House debates
Thursday, 13 May 2010
Tax Laws Amendment (Transfer of Provisions) Bill 2010
Second Reading
12:09 pm
Shayne Neumann (Blair, Australian Labor Party) Share this | Hansard source
I speak in support of the Tax Laws Amendment (Transfer of Provisions) Bill 2010. There are some in the House and the Senate who go to the gym when they are here in Parliament House. I have actually never weighed the income tax assessment legislation, but I think if you weighed it it would probably weigh the same as a couple of dumbbells that you could throw around and push up. It is pretty heavy stuff. I remember when I studied it at law school and when I had it on the shelf in private practice. You have to watch the way you pull it out because it is quite heavy. It is also quite complex, and anyone who studies it and deals with it day by day knows how difficult it is.
The member for Farrer was correct: it was 1936 when the original legislation went through. That was a long time ago. We have talked about this being known as the Tax Law Improvement Project. It has been going on for a long time. It got a kick along under Paul Keating, when he was the Prime Minister, back in the early nineties. There was a recommendation given to the Keating Labor government by the Joint Committee of Public Accounts and Audit to make some changes.

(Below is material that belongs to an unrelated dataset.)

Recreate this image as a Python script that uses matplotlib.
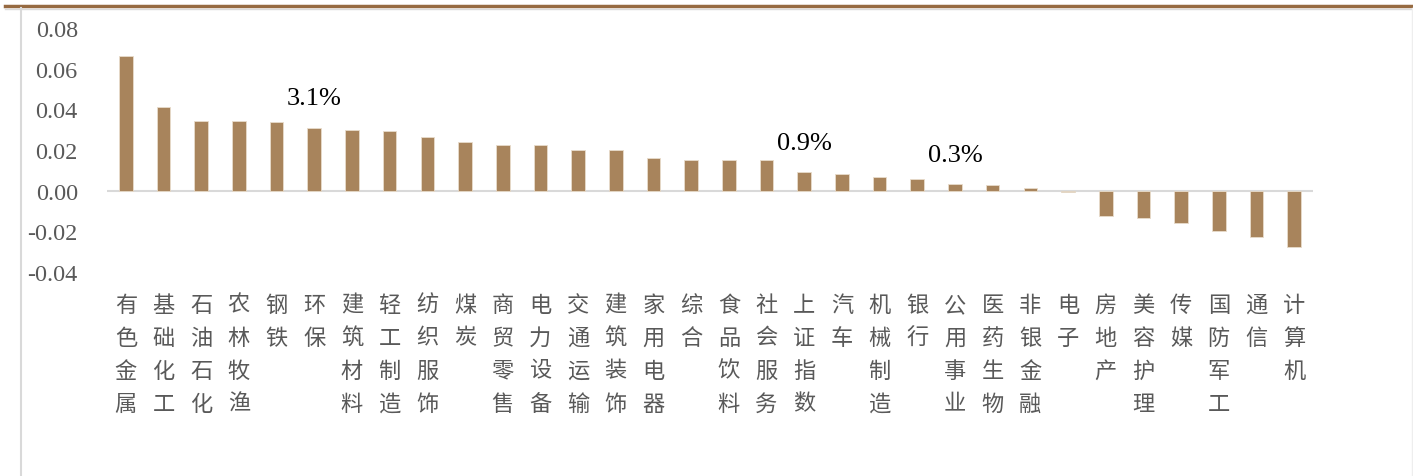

But, seriously, we have to do something about this to speed the process up. I commend the legislation that is before this House. We are making changes. We are rewriting 149 pages of the old 1936 act and putting it into the 1997 Income Tax Assessment Act and the Taxation Administration Act. That is significant change. As the Hon. Nick Sherry said in a press release on 17 March this year, that is a reduction of 30 per cent because it will be reduced to 101 pages. But we have to do better long term, whether we occupy the treasury bench or those opposite do.
I will not go through the schedules that the member for Farrer outlined, but I will say that we are not changing in any substantive way the legislation that is before the House. We are modernising the law, providing certainty and consistency through the changes, and using language which we use today. The use of modern English in legislation cannot come quickly enough. Some of the provisions of the Income Tax Assessment Act are almost incomprehensible. They really are. They are very difficult to understand. For those people in small and medium sized businesses who are more interested in selling their goods and services and dealing with their clients and customers, to have to wade through complicated, archaic provisions that use language which they would not use in modern-day life—and which their children certainly would not use—is simply ridiculous. We must accelerate the process of modernisation of our laws when it comes to using plain English. Sometimes you wonder how we draft legislation. We have paragraphs and subparagraphs that go on forever. We have to make changes.
I commend the government for what they are doing. This is a significant reform and it makes a big difference to how the legislation looks. These are complicated areas, and I know it takes time, but we have to accelerate the process. The project needs to be given some impetus. I agree with the Hon. Nick Sherry that this is an improvement. I think it does reduce complexity. We are about committing ourselves to slashing red tape and modernising not just the tax law system but other complicated pieces of legislation. Governments of both persuasions do this from time to time. We do this through the Statute Law Revision Act, and we do it on numerous occasions. Since I was elected to this place in 2007, I have spoken on that piece of legislation and various other pieces of legislation like it on numerous occasions, because there are some quite strange provisions in legislation. I commend the government for tackling the project, for giving it some life, for accelerating it, but we must do better. This legislation does make some changes. It rewrites the 1936 act. I will now make mention of some of the schedules.
I would like to mention schedule 2G, which establishes the farm management deposits scheme. This allows eligible primary producers to set aside pre-tax income in profitable years for subsequent withdrawal in low-income years. We are not making any change; we are just modernising the legislation. But that is a good scheme, particularly for the farming communities in the Somerset region, the Lockyer Valley and the Fassifern Valley in South-East Queensland, which I represent. In difficult drought conditions it is tough not just on the farmers but also on the small business operators in those communities, so I am pleased that we have seen the drought break in South-East Queensland and that we have seen improvements. I really support this scheme. I think it will make a big difference in farming communities. In particular, I am pleased that we are modernising the legislation with respect to that scheme, and I commend the legislation to the House.